The rest of the album continues largely in this way, often following up a promising track with a disappointing one. Bubblegum has a wonderfully catchy synth hook and a fun “us vs. them” mentality that climaxes in the half-time chorus. Blood Red Balloon is overly portentous whilst lacking a memorable tune, until a coda based around a synth arpeggio rescues the song. There’s some thrilling moments here, but one has to wade through a lot of unearned bombast to get to them. Luckily the songs are all conceptually interesting, eschewing typical rock song fare for more philosophical and introspective topics. The aforementioned Telomere is matched by evocative nostalgia on Taken By the Tide, and a rumination on astrology on 1985. Whilst occasionally clumsy, the poetry is never bland, something the instrumentation sometimes is.

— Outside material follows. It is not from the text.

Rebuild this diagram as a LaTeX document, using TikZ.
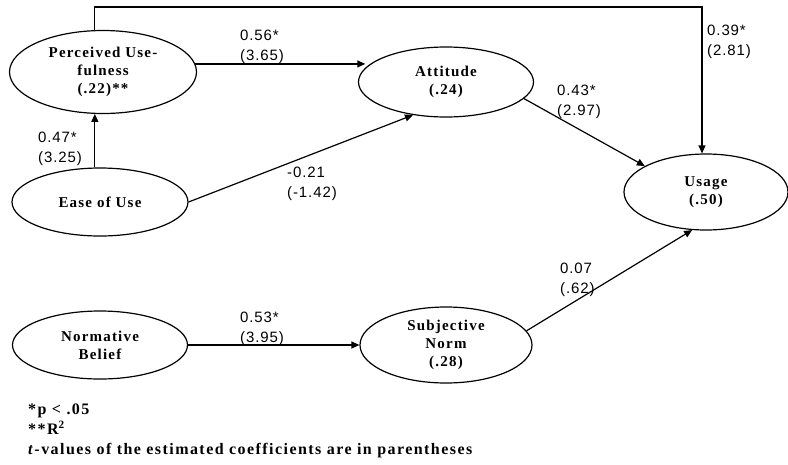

Curve of the Earth is an admirable attempt to bridge older sounds with newer production and ambitious themes, even if it doesn’t quite hit the mark. The sounds are always slightly over-produced, sounding too polished to be personal. Unfortunately this means that more often than not, the album sounds like numerous other bands who aim for grandiose sounds with little to give them depth. Whilst sonically there isn’t much beyond imitation, the lyrical themes are dense and interesting, and go a long way to justifying the scale of the sound. Hopefully for their next album Mystery Jets will get back the sense of adrenaline and fun that made their previous work so strong, but melding it with the more serious themes of this work wouldn’t go awry.